What you are asked to do: Will you output all of the data below exactly, omitting the images?

Recorded data:
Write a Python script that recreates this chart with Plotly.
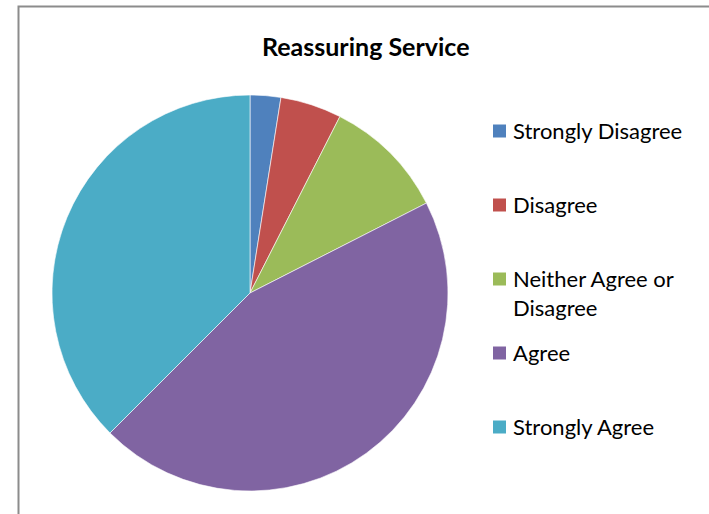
import plotly.graph_objects as go

labels = ["Strongly Disagree", "Disagree", "Neither Agree or Disagree", "Agree", "Strongly Agree"]
legend_text = ["Strongly Disagree", "Disagree", "Neither Agree or<br>Disagree", "Agree", "Strongly Agree"]
values = [1, 2, 4, 18, 15]
colors = ["#4F81BD", "#C0504D", "#9BBB59", "#8064A2", "#4BACC6"]
title = "Reassuring Service"

W, H = 709, 514
FONT = "Lato"

fig = go.Figure()
fig.add_trace(go.Pie(
    labels=labels, values=values, sort=False, direction="clockwise", rotation=0,
    marker=dict(colors=colors, line=dict(color="white", width=0.6)),
    textinfo="none", hoverinfo="label+value", showlegend=False,
    domain=dict(x=[52 / W, 448 / W], y=[23 / H, 419 / H]),
))

shapes = []
annotations = []
# chart border
shapes.append(dict(type="rect", xref="paper", yref="paper",
                   x0=18.5 / W, x1=(W + 20) / W, y0=-20 / H, y1=(H - 6.5) / H,
                   line=dict(color="#8c8c8c", width=2), fillcolor="rgba(0,0,0,0)"))
# legend
leg_y = [131, 205, 279, 353, 427]
for i, (t, c, yy) in enumerate(zip(legend_text, colors, leg_y)):
    shapes.append(dict(type="rect", xref="paper", yref="paper",
                       x0=493 / W, x1=506 / W, y0=(H - yy - 6.5) / H, y1=(H - yy + 6.5) / H,
                       line=dict(width=0), fillcolor=c))
    annotations.append(dict(text=t, xref="paper", yref="paper", x=511 / W, y=(H - yy + 16) / H,
                            xanchor="left", yanchor="top", showarrow=False, align="left",
                            font=dict(family=FONT, size=22, color="#000")))
annotations.append(dict(text="<b>" + title + "</b>", xref="paper", yref="paper",
                        x=365 / W, y=(H - 46) / H, xanchor="center", yanchor="middle",
                        showarrow=False, font=dict(family=FONT, size=25, color="#000")))

fig.update_layout(width=W, height=H, margin=dict(l=0, r=0, t=0, b=0),
                  paper_bgcolor="white", plot_bgcolor="white",
                  shapes=shapes, annotations=annotations)
fig.write_html("out.html")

Reply to the exercise:
Write a Python script that recreates this chart with Plotly.
import plotly.graph_objects as go

labels = ["Strongly Disagree", "Disagree", "Neither Agree or Disagree", "Agree", "Strongly Agree"]
legend_text = ["Strongly Disagree", "Disagree", "Neither Agree or<br>Disagree", "Agree", "Strongly Agree"]
values = [1, 2, 4, 18, 15]
colors = ["#4F81BD", "#C0504D", "#9BBB59", "#8064A2", "#4BACC6"]
title = "Reassuring Service"

W, H = 709, 514
FONT = "Lato"

fig = go.Figure()
fig.add_trace(go.Pie(
    labels=labels, values=values, sort=False, direction="clockwise", rotation=0,
    marker=dict(colors=colors, line=dict(color="white", width=0.6)),
    textinfo="none", hoverinfo="label+value", showlegend=False,
    domain=dict(x=[52 / W, 448 / W], y=[23 / H, 419 / H]),
))

shapes = []
annotations = []
# chart border
shapes.append(dict(type="rect", xref="paper", yref="paper",
                   x0=18.5 / W, x1=(W + 20) / W, y0=-20 / H, y1=(H - 6.5) / H,
                   line=dict(color="#8c8c8c", width=2), fillcolor="rgba(0,0,0,0)"))
# legend
leg_y = [131, 205, 279, 353, 427]
for i, (t, c, yy) in enumerate(zip(legend_text, colors, leg_y)):
    shapes.append(dict(type="rect", xref="paper", yref="paper",
                       x0=493 / W, x1=506 / W, y0=(H - yy - 6.5) / H, y1=(H - yy + 6.5) / H,
                       line=dict(width=0), fillcolor=c))
    annotations.append(dict(text=t, xref="paper", yref="paper", x=511 / W, y=(H - yy + 16) / H,
                            xanchor="left", yanchor="top", showarrow=False, align="left",
                            font=dict(family=FONT, size=22, color="#000")))
annotations.append(dict(text="<b>" + title + "</b>", xref="paper", yref="paper",
                        x=365 / W, y=(H - 46) / H, xanchor="center", yanchor="middle",
                        showarrow=False, font=dict(family=FONT, size=25, color="#000")))

fig.update_layout(width=W, height=H, margin=dict(l=0, r=0, t=0, b=0),
                  paper_bgcolor="white", plot_bgcolor="white",
                  shapes=shapes, annotations=annotations)
fig.write_html("out.html")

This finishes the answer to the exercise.